What other districts have done
Comparisons are inevitable. In Rhode Island, a teacher named Benjamin Fillo was placed on administrative leave and removed from a local union leadership role after controversial social media posts drew public scrutiny; union leaders addressed the community at a school board meeting there, according to reporting by East Bay RI. Nationally, district responses span a spectrum—from immediate administrative leave to confidential internal reviews—each with trade-offs for transparency and due process. Comparative analysis and governance guidance note that districts combining an interim step with clear communication about process often reduce community tensions while protecting legal and personnel constraints, according to the National School Boards Association and reporting synthesized by Education Week.
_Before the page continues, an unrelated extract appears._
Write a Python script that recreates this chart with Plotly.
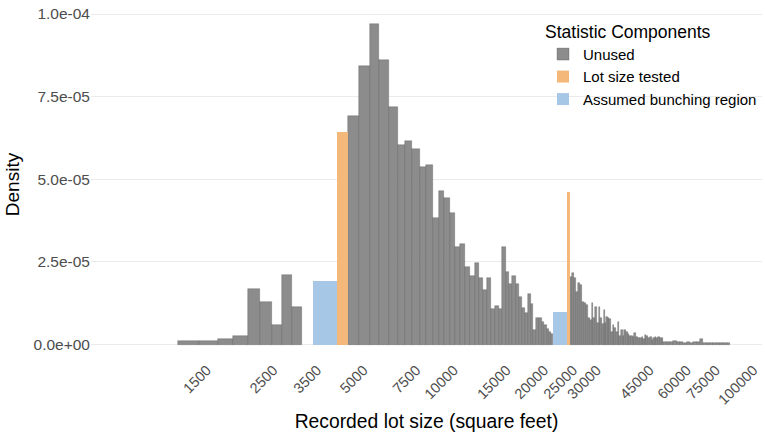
import numpy as np
import plotly.graph_objects as go

# ---------------- data ----------------
x_tick_values = [1500, 2500, 3500, 5000, 7500, 10000, 15000, 20000, 25000,
                 30000, 45000, 60000, 75000, 100000]
y_tick_values = [0, 2.5e-5, 5e-5, 7.5e-5, 1e-4]
y_tick_text = ["0.0e+00", "2.5e-05", "5.0e-05", "7.5e-05", "1.0e-04"]

# Unused bins, low range (lot size edges in sq ft, density x1e-5)
unused_low_edges = [1230, 1447, 1671, 1879, 2104, 2314, 2525, 2739, 2944, 3180]
unused_low_density = [0.097, 0.115, 0.16, 0.25, 1.68, 1.28, 0.60, 2.10, 1.13]

# Unused bins, middle range
unused_mid_edges = [4539, 4952, 5376, 5773, 6220, 6651, 7050, 7439, 7876, 8285,
                    8703, 9134, 9514, 9917, 10353, 10759, 11172, 11592, 12000,
                    12394, 12781, 13211, 13623, 14081, 14454, 14825, 15287,
                    15679, 16044, 16469, 16853, 17246, 17688, 18100, 18522,
                    18852, 19292, 19697, 20110, 20515, 20897, 21275, 21605, 21889]
unused_mid_density = [6.90, 8.44, 9.69, 8.60, 7.18, 6.03, 6.15, 5.92, 5.36, 5.42,
                      3.82, 4.65, 4.44, 3.97, 2.96, 3.03, 2.35, 2.07, 2.47, 2.02,
                      1.66, 2.02, 1.08, 1.17, 1.08, 2.94, 2.18, 1.82, 2.06, 1.82,
                      1.44, 1.10, 0.96, 1.52, 1.22, 0.44, 0.79, 0.79, 0.69, 0.59,
                      0.47, 0.39, 0.31]

# Unused bins, upper tail
unused_tail_edges = [25000, 25330, 25710, 26100, 26500, 26960, 27440, 27780, 28200,
                     28630, 29080, 29520, 29900, 30280, 30740, 31130, 31530, 31930,
                     32340, 32670, 33080, 33510, 33850, 34280, 34720, 35170, 35620,
                     36080, 36550, 37020, 37500, 37990, 38480, 38970, 39480, 39990,
                     40510, 41030, 41570, 42100, 42650, 43370, 43770, 44500, 44910,
                     45650, 46090, 46840, 47290, 48050, 48540, 49290, 49810, 50570,
                     51110, 52550, 53920, 55310, 56750, 58220, 59730, 61280, 62870,
                     64500, 66170, 67880, 69640, 71450, 73300, 75190, 77150, 79180,
                     81230, 83340, 85500]
unused_tail_density = [2.05, 2.17, 2.00, 1.60, 1.85, 1.80, 1.30, 1.27, 1.20, 0.79,
                       0.74, 1.25, 0.79, 1.14, 0.64, 1.14, 0.79, 0.61, 1.04, 0.66,
                       0.82, 0.79, 0.76, 0.39, 0.59, 0.49, 0.39, 0.69, 0.26, 0.44,
                       0.26, 0.44, 0.39, 0.32, 0.26, 0.26, 0.24, 0.34, 0.24, 0.19,
                       0.19, 0.24, 0.16, 0.29, 0.26, 0.19, 0.24, 0.14, 0.19, 0.22,
                       0.19, 0.22, 0.21, 0.19,
                       0.08, 0.07, 0.08, 0.10, 0.07, 0.07, 0.06, 0.07, 0.06, 0.07,
                       0.09, 0.18, 0.06, 0.05, 0.05, 0.06, 0.05, 0.05, 0.04, 0.04]

# Lot size tested bins
tested_lo = [4171, 24487]
tested_hi = [4539, 24950]
tested_density = [6.42, 4.60]

# Assumed bunching region bins
bunch_lo = [3468, 21889]
bunch_hi = [4171, 24487]
bunch_density = [1.93, 0.97]

SCALE = 1e-5


def bars_from_edges(edges, dens):
    e = np.log10(np.array(edges, dtype=float))
    return (e[:-1] + e[1:]) / 2, np.diff(e), np.array(dens) * SCALE


def bars_from_pairs(lo, hi, dens):
    l = np.log10(np.array(lo, dtype=float))
    h = np.log10(np.array(hi, dtype=float))
    return (l + h) / 2, h - l, np.array(dens) * SCALE


parts = [bars_from_edges(unused_low_edges, unused_low_density),
         bars_from_edges(unused_mid_edges, unused_mid_density),
         bars_from_edges(unused_tail_edges, unused_tail_density)]
ux = np.concatenate([p[0] for p in parts])
uw = np.concatenate([p[1] for p in parts])
uy = np.concatenate([p[2] for p in parts])

tx, tw, ty = bars_from_pairs(tested_lo, tested_hi, tested_density)
bx, bw, by = bars_from_pairs(bunch_lo, bunch_hi, bunch_density)

GRAY = "rgb(140,140,140)"
ORANGE = "rgb(244,185,122)"
BLUE = "rgb(166,200,230)"

fig = go.Figure()
fig.add_trace(go.Bar(x=ux, y=uy, width=uw, name="Unused",
                     marker=dict(color=GRAY, line=dict(color="rgba(60,60,60,0.45)", width=0.6))))
fig.add_trace(go.Bar(x=tx, y=ty, width=tw, name="Lot size tested",
                     marker=dict(color=ORANGE, line=dict(width=0))))
fig.add_trace(go.Bar(x=bx, y=by, width=bw, name="Assumed bunching region",
                     marker=dict(color=BLUE, line=dict(width=0))))

FONT = "Liberation Sans, Arial, sans-serif"

fig.update_layout(
    width=765, height=432,
    margin=dict(l=91, r=3, t=8, b=71),
    paper_bgcolor="white", plot_bgcolor="white",
    barmode="overlay", bargap=0,
    font=dict(family=FONT, color="#1a1a1a"),
    showlegend=True,
    legend=dict(
        x=1.0, y=0.98, xanchor="right", yanchor="top",
        bgcolor="rgba(0,0,0,0)", borderwidth=0,
        title=dict(text="Statistic Components", font=dict(size=17.5, color="#000000")),
        font=dict(size=15, color="#000000"),
        traceorder="normal", itemclick=False,
    ),
    xaxis=dict(
        range=[2.79914, 5.03879],
        tickmode="array",
        tickvals=np.log10(x_tick_values),
        ticktext=[str(v) for v in x_tick_values],
        tickangle=-45,
        tickfont=dict(size=14.5, color="#4d4d4d"),
        ticklabelshift=3,
        ticklabelstandoff=-3,
        showgrid=False, zeroline=False, showline=False, ticks="",
        automargin=False,
        title=dict(text="Recorded lot size (square feet)", font=dict(size=19.3, color="#000000"),
                   standoff=14),
    ),
    yaxis=dict(
        range=[-4.992e-6, 1.01815e-4],
        tickmode="array",
        tickvals=y_tick_values,
        ticktext=y_tick_text,
        tickfont=dict(size=15.5, color="#4d4d4d"),
        showgrid=True, gridcolor="#ebebeb", gridwidth=1.1,
        zeroline=False, showline=False, ticks="",
        automargin=False,
        title=dict(text="Density", font=dict(size=19, color="#000000"), standoff=8),
    ),
)

fig.write_html("out.html")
What comes next for District 220
While the district has not publicly detailed any action, experts say there are concrete steps leaders can take that balance accountability, employee rights, and community confidence. Governance best practices recommend the following, adapted to local policies and legal advice, as summarized by the National School Boards Association and educator guidance from the NEA:
- Issue a brief public acknowledgment that concerns were raised and that established procedures will be followed—without disclosing confidential personnel information.
- Consider appropriate interim measures, consistent with policy and law, to preserve the integrity of any review and ensure student well-being.
- Initiate an impartial review to assess the posts against applicable policies and document the timeline and scope of that review.
- Communicate a general process and timeline to the public, noting legal limits on what can be shared.
- Schedule a policy review and staff training on social media professionalism and boundaries.
How residents can seek clarity constructively
Community oversight remains vital, and there are effective ways to ask for answers while respecting privacy and due process. Governance experts and open-government practices suggest several steps, echoed in national guidance referenced by the National School Boards Association:
- Document relevant public content and meeting remarks responsibly.
- Use public comment to ask focused questions about procedures and timelines, not confidential personnel matters.
- Submit written requests to the superintendent and board for copies of general policies and processes.
- File Freedom of Information Act requests for nonconfidential records such as policies, training materials, and investigation protocols.
- Request an agenda item for a policy briefing so the community understands how such cases are handled.
A broader trend, a local test
Across the country, districts are updating policies and stepping up training as more educator-discipline cases involve social media activity, reflecting a shift toward clearer accountability frameworks, according to Education Week. Barrington’s challenge now is to apply transparent procedures to a polarizing situation—explaining the process without compromising rights, setting expectations without chilling lawful speech, and preserving the community’s trust in how the district manages sensitive personnel concerns. The path forward will likely be measured not by the volume of rhetoric, but by the clarity of the process and the consistency with which the district follows it, start to finish.